“Columbine Generation” lost innocence not humanity
One of the most vivid snapshots-in-time of my days in the classroom, as it is likely for every teacher, is the event of April 20, 1999: Columbine.
With one word, the connection is made.
We can analyze, speculate, and opine about the causes and what might have been done to prevent the shootings. But one thing for sure, there was a complete lack of respect on the killers’ parts for their peers and of human life. How much was given to them prior to the killing, we can only surmise.
Recently, Ramin Setoodeh wrote a piece in Newsweek titled “The Columbine Generation” about his experiences that day as a sophomore in Fresno, CA and the consequences of the shootings at Columbine, Virginia Tech, and elsewhere.
He posits that having lost their innocence with the Columbine shootings kids seem to accept school violence as a “matter-of-fact part of their lives.”
I disagree with Setoodeh’s thesis, believing all of us are horrified anew when violent acts are perpetrated, on or off campus. If we weren’t, it would signal an increasingly callous attitude about life, our de-humanization such as what happens in war zones.
No doubt for twenty-somethings, Columbine is seared into their psyches. But the Class of 2009 was in second grade in 1999, and today’s freshmen were in pre-school.
Yes, we have more heightened security in our schools, but that is true everywhere. Psychos and hate-filled, angry people don’t honor the sacred, the reason schools, places of worship, and cemeteries are frequent targets of vandalism and destruction.
Rather than a Columbine Generation, our current one is very much like their parents’ generation, but, nevertheless, very different in the ways they learn in and of the world due primarily to technological advances.
Over the past several generations, the story of teenage angst and struggle has been retold in the medium of film.
Recall the line in “West Side Story” one of the Jets delivers to the police lieutenant: “When you was my age? You was never my age, not you, not my parents!”
Moderns don’t have a monopoly on concerns about youth.
This gem ostensibly comes from Peter the Hermit who in the 13th century got us on the path of permanent conflict with the Muslim world by organizing the First Crusade:
“The world is passing through troublous times. The young people of today think of nothing but themselves. They have no reverence for parents or old age. They are impatient of all restraint. They talk as if they knew everything, and what passes for wisdom with us is foolishness with them. As for the girls, they are forward, immodest and unladylike in speech, behavior and dress.”
And 2,000 years before him, the Greek poet Hesiod supposedly proclaimed, “I see no hope for the future of our people if they are dependent on the frivolous youth of today, for certainly all youth are reckless beyond words. When I was a boy, we were taught to be discrete and respectful of elders, but the present youth are exceedingly wise and impatient of restraint.”
Essentially, youth today do what the 1500 generations that have passed since Hesiod uttered his despair did: rebel and experiment, grapple and struggle.

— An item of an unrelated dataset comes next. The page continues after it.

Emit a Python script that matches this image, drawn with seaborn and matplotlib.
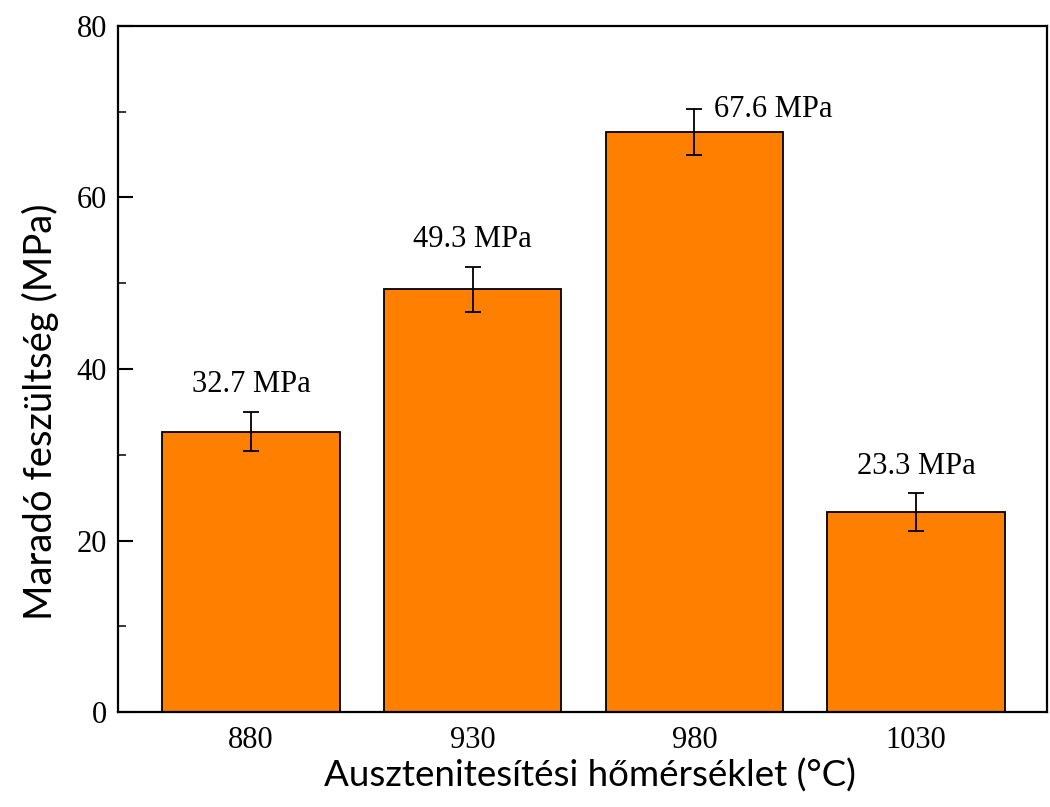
import matplotlib
matplotlib.use("Agg")
import matplotlib.pyplot as plt
from matplotlib.ticker import MultipleLocator
import seaborn as sns
import pandas as pd

temps = ["880", "930", "980", "1030"]
stress = [32.7, 49.3, 67.6, 23.3]
stress_err = [2.3, 2.6, 2.7, 2.2]
value_labels = ["32.7 MPa", "49.3 MPa", "67.6 MPa", "23.3 MPa"]

sns.set_theme(style="white")
plt.rcParams["font.family"] = ["Liberation Serif", "DejaVu Serif"]
plt.rcParams["text.color"] = "black"
plt.rcParams["axes.labelcolor"] = "black"

df = pd.DataFrame({"temp": temps, "stress": stress})

fig = plt.figure(figsize=(10.5, 8.07), dpi=100)
ax = fig.add_axes([0.1124, 0.1177, 0.8846, 0.8501])

sns.barplot(data=df, x="temp", y="stress", order=temps, color="#FF8000",
            saturation=1, width=0.8, edgecolor="black", linewidth=1.3,
            errorbar=None, ax=ax, zorder=2)

positions = list(range(len(temps)))
ax.errorbar(positions, stress, yerr=stress_err, fmt="none", ecolor="black",
            elinewidth=1.3, capsize=6, capthick=1.3, zorder=3)

for i, (v, e, lab) in enumerate(zip(stress, stress_err, value_labels)):
    if i == 2:
        ax.annotate(lab, (i, v + e), xytext=(14, 0), textcoords="offset points",
                    ha="left", va="center", fontsize=22, color="black")
    else:
        ax.annotate(lab, (i, v + e), xytext=(0, 9), textcoords="offset points",
                    ha="center", va="bottom", fontsize=22, color="black")

ax.set_xlim(-0.6, 3.59)
ax.set_ylim(0, 80)
ax.yaxis.set_major_locator(MultipleLocator(20))
ax.yaxis.set_minor_locator(MultipleLocator(10))

for side in ["left", "right", "top", "bottom"]:
    ax.spines[side].set_visible(True)
    ax.spines[side].set_color("black")
    ax.spines[side].set_linewidth(1.6)

ax.tick_params(axis="y", which="major", direction="in", length=11, width=1.5,
               labelsize=22, colors="black", left=True, pad=8)
ax.tick_params(axis="y", which="minor", direction="in", length=6, width=1.3,
               left=True)
ax.tick_params(axis="x", which="major", direction="in", length=6, width=1.2,
               labelsize=22, colors="black", bottom=True, pad=10)

ax.set_xlabel("Ausztenitesítési hőmérséklet (°C)", fontsize=26.5,
              family=["Lato", "DejaVu Sans"])
ax.xaxis.label.set_va("center")
ax.xaxis.set_label_coords(0.508, -0.092)
ax.set_ylabel("Maradó feszültség (MPa)", fontsize=27.5,
              family=["Lato", "DejaVu Sans"])
ax.yaxis.label.set_va("center")
ax.yaxis.set_label_coords(-0.084, 0.437)

fig.savefig("out.png", dpi=100)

It comes with the territory. But in the end, they crave respect through discipline, guidance, and an education that will allow them to lead meaningful, dignified and happy lives.
At our last Board of Education meeting, the BOE met with a contingent of high school students to talk about where the school is and the direction it ought to go.
The first message I got was the moving of the middle school program to the high school campus is no big deal. In fact, students are looking forward to it in terms of additional bodies that will bolster class sizes of endangered programs.
Another message was “we want more!” They offered thoughtful suggestions for new and restructured classes in the arts, including keyboard so even non-artists can participate, foreign language, and additional Advanced Placement courses.
The students also saw the move as an opportunity for mentoring, both within the context of one-on-one relationships—restarting the Link Crew—and activities.
Later, Cheryl Holmberg of the Clear Creek Rock House, which serves as a safe place for students after school, gave an overview of their program that includes mentoring, tutoring, participatory activities, and assets development.
In both settings, a young man gave testimony to how his participation in the boxing program lead by SRO Beau Campbell got him on the right track personally and academically. Both said their grades have risen markedly and are set on positive courses in their lives, one volunteering with Clear Creek Fire and Rescue.
Prior to the meeting, Principal Jeff Miller commented to me that he believes the students of Clear Creek are “good kids.” What I heard and saw affirmed his perspective.
In the end, it is about respect—having, giving, and receiving—and that should be the lesson of Columbine.